Commentary/Comentario:
The La Cocina de Doña Ventura, by Betty Retana (1971) includes a chapter in the back of the book entitled “Platos Regionales,” where I found this week’s recipe for plantain taquitos. As I wrote last week, this cookbook seems to be directed at young housewives and promises simple and easy-to-follow directions. Well, the directions are short and sweet, but not very specific! Readers were clearly expected to already know which direction plantains should be sliced, how long they should be fried, and what it meant to roll the tortillas into taquitos. This made preparing the recipe into an experiment with a lot of uncontrolled variables.I sliced my plantains cross-wise into 1/4 inch rounds. This worked fine, and they fried up beautifully after about 2-3 minutes on each side. However, for better results, I would recommend slicing them length-wise. With circular slices, one piece is not enough to fill a tortilla, so I used three, but three round plantain slices results in a rather fat taquito. Long rectangular slices would make it easier to create tight taquito rolls. Another point to note is that fried plantains in fried tortillas makes for a very filling dish! As per the directions, I bought 24 tortillas, but in the end, I only fried eight of them, and this made more than enough taquitos for three people, when served with refried beans and Spanish rice. The leftover fried plantains are delicious eaten on their own, or drizzled with spicy green salsa.
What a wonderful blog. I love the idea behind it! These look like what my folks call flautas, which I haven’t had in a long time. Any suggestions on adapting these to make them a little less greasy? Do you think you could put the plantain in raw before you fry?
Gracias!
José
I’m not sure exactly what would happen if you put the plantains into the tortillas raw and then fried them. I think it would work, but the filling might be more of a hot mush instead of the crispy chunks you get by frying beforehand, since the plantains wouldn’t be directly exposed to the oil in that method.

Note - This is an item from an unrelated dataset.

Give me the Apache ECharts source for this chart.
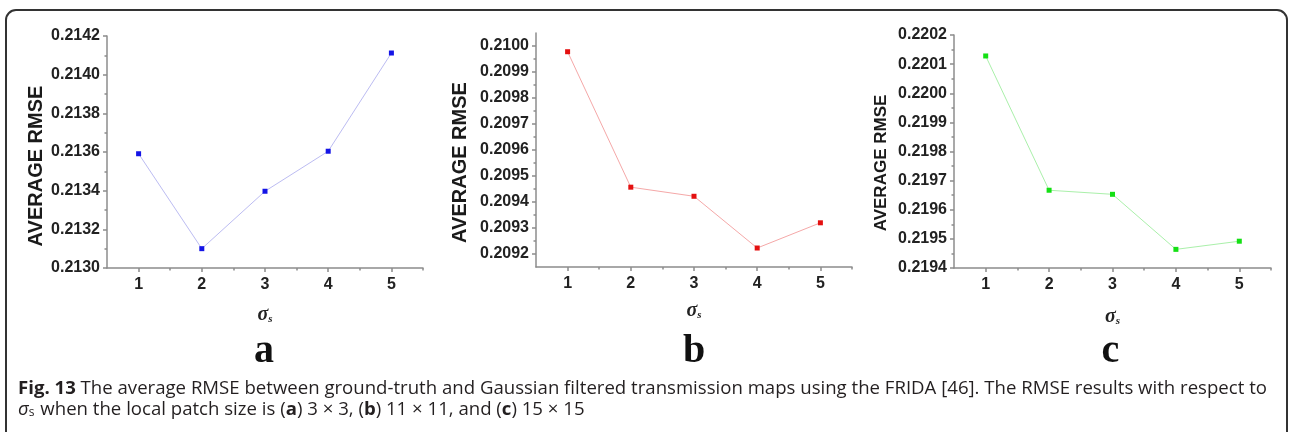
<!DOCTYPE html>
<html><head><meta charset="utf-8">
<script src="https://cdn.jsdelivr.net/npm/echarts@6/dist/echarts.min.js"></script>
<style>html,body{margin:0;padding:0;background:#fff}#c{width:1289px;height:432px}</style>
</head><body><div id="c"></div>
<script>
// ---- data ----
const xValues = [1, 2, 3, 4, 5];
const rmseA = [0.213591, 0.213100, 0.213397, 0.213604, 0.214112];
const rmseB = [0.209978, 0.209457, 0.209422, 0.209223, 0.209320];
const rmseC = [0.220128, 0.219667, 0.219653, 0.219464, 0.219492];
const yTicksA = [0.2130, 0.2132, 0.2134, 0.2136, 0.2138, 0.2140, 0.2142];
const yTicksB = [0.2092, 0.2093, 0.2094, 0.2095, 0.2096, 0.2097, 0.2098, 0.2099, 0.2100];
const yTicksC = [0.2194, 0.2195, 0.2196, 0.2197, 0.2198, 0.2199, 0.2200, 0.2201, 0.2202];
const panelLetters = ['a', 'b', 'c'];
const yTitle = 'AVERAGE RMSE';
const captionLine1 = '{b|Fig. 13} The average RMSE between ground-truth and Gaussian filtered transmission maps using the FRIDA [46]. The RMSE results with respect to';
const captionLine2 = '{sig|σ}{sub|s} when the local patch size is ({b|a}) 3 × 3, ({b|b}) 11 × 11, and ({b|c}) 15 × 15';

// ---- layout / style ----
const panels = [
  {grid:{left:107, top:36, width:316, height:232}, yMin:0.2130, yMax:0.2142, ticks:yTicksA, data:rmseA,
   line:'#bcbcf2', mark:'#1414e6', titleSize:20, titleGap:61, titleShift:28, xGap:36},
  {grid:{left:536, top:33, width:316, height:234}, yMin:0.20915, yMax:0.21005, ticks:yTicksB, data:rmseB,
   line:'#f5a8a8', mark:'#e41010', titleSize:20, titleGap:66, titleShift:25, xGap:33},
  {grid:{left:954, top:35, width:317, height:233}, yMin:0.2194, yMax:0.2202, ticks:yTicksC, data:rmseC,
   line:'#aaf0aa', mark:'#14e014', titleSize:17, titleGap:64, titleShift:23, xGap:38}
];
const axisColor = '#8c8c8c';
const labelFont = {fontFamily:'Liberation Sans', fontWeight:'bold', fontSize:16, color:'#222'};
const capSize = 18.6;

const grid = [], xAxis = [], yAxis = [], series = [], graphic = [];
panels.forEach((p, i) => {
  grid.push(Object.assign({containLabel:false}, p.grid));
  const minorX = xValues.map(v => v + 0.5);
  const step = p.ticks[1] - p.ticks[0];
  const minorY = p.ticks.map(v => v + step / 2).concat([p.ticks[0] - step / 2]);
  xAxis.push({
    type:'value', gridIndex:i, min:0.5, max:5.5, position:'bottom',
    axisLine:{show:true, lineStyle:{color:axisColor, width:1.5}},
    axisTick:{show:true, customValues:xValues, length:4, lineStyle:{color:axisColor, width:1.5}},
    axisLabel:Object.assign({customValues:xValues, margin:9}, labelFont),
    splitLine:{show:false},
    name:'{s|σ}{u|s}', nameLocation:'middle', nameGap:p.xGap,
    nameTextStyle:{rich:{
      s:{fontFamily:'Liberation Serif', fontStyle:'italic', fontWeight:'bold', fontSize:20, color:'#222'},
      u:{fontFamily:'Liberation Serif', fontStyle:'italic', fontWeight:'bold', fontSize:11, color:'#222', padding:[10,0,0,0]}
    }}
  });
  xAxis.push({
    type:'value', gridIndex:i, min:0.5, max:5.5, position:'bottom', offset:0,
    axisLine:{show:false},
    axisTick:{show:true, customValues:minorX, length:2.5, lineStyle:{color:axisColor, width:1.5}},
    axisLabel:{show:false}, splitLine:{show:false}
  });
  yAxis.push({
    type:'value', gridIndex:i, min:p.yMin, max:p.yMax, position:'left',
    axisLine:{show:true, lineStyle:{color:axisColor, width:1.5}},
    axisTick:{show:true, customValues:p.ticks, length:4, lineStyle:{color:axisColor, width:1.5}},
    axisLabel:Object.assign({customValues:p.ticks, margin:7, formatter:v => v.toFixed(4)}, labelFont),
    splitLine:{show:false},
    name:yTitle, nameLocation:'middle', nameRotate:90, nameGap:p.titleGap,
    nameTextStyle:{fontFamily:'Liberation Sans', fontWeight:'bold', fontSize:p.titleSize, color:'#1a1a1a', padding:[0,p.titleShift,0,0]}
  });
  yAxis.push({
    type:'value', gridIndex:i, min:p.yMin, max:p.yMax, position:'left', offset:0,
    axisLine:{show:false},
    axisTick:{show:true, customValues:minorY.filter(v => v > p.yMin && v < p.yMax), length:2.5, lineStyle:{color:axisColor, width:1.5}},
    axisLabel:{show:false}, splitLine:{show:false}
  });
  series.push({
    type:'line', xAxisIndex:2*i, yAxisIndex:2*i,
    data:xValues.map((x, k) => [x, p.data[k]]),
    symbol:'rect', symbolSize:5, showSymbol:true,
    lineStyle:{color:p.line, width:1},
    itemStyle:{color:p.mark},
    animation:false, z:3
  });
  graphic.push({
    type:'text', left:p.grid.left + p.grid.width/2 - 11, top:332,
    style:{text:panelLetters[i], font:'bold 40px "Liberation Serif"', fill:'#111'}
  });
});

graphic.push({type:'rect', shape:{x:6, y:10, width:1281, height:450, r:10}, style:{fill:null, stroke:'#333', lineWidth:2}, z:-1});
graphic.push({type:'text', left:18, top:379, style:{text:captionLine1, font:capSize + 'px "Open Sans"', fill:'#231f20',
  rich:{b:{fontWeight:'bold', fontFamily:'Open Sans', fontSize:capSize, fill:'#231f20'}}}});
graphic.push({type:'text', left:18, top:400, style:{text:captionLine2, font:capSize + 'px "Open Sans"', fill:'#231f20',
  rich:{b:{fontWeight:'bold', fontFamily:'Open Sans', fontSize:capSize},
        sig:{fontStyle:'italic', fontFamily:'Open Sans', fontSize:capSize},
        sub:{fontFamily:'Open Sans', fontSize:12, padding:[7,1,0,0]}}}});

const chart = echarts.init(document.getElementById('c'), null, {renderer:'canvas'});
chart.setOption({backgroundColor:'#fff', animation:false, grid, xAxis, yAxis, series, graphic});
</script></body></html>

DO NOT try this recipe with regular bananas. I did this for a class assignment because I could not find plantains in any store. I cooked them according to the instructions and the bananas turned all squishy and soggy; kind of like chucks of applesauce. Bananas are soft and sweet;so they do not work as a replacement for plantains. The final taste was very bad, I could only take one bite out of the taquito; although the smell was nice.
Hi Jubenal, Sorry to hear the taquitos didn’t turn out so well. As you discovered, sweet eating bananas are very different from plantains, which are actually a bit more like potatoes in taste and texture (though of course unrelated biologically).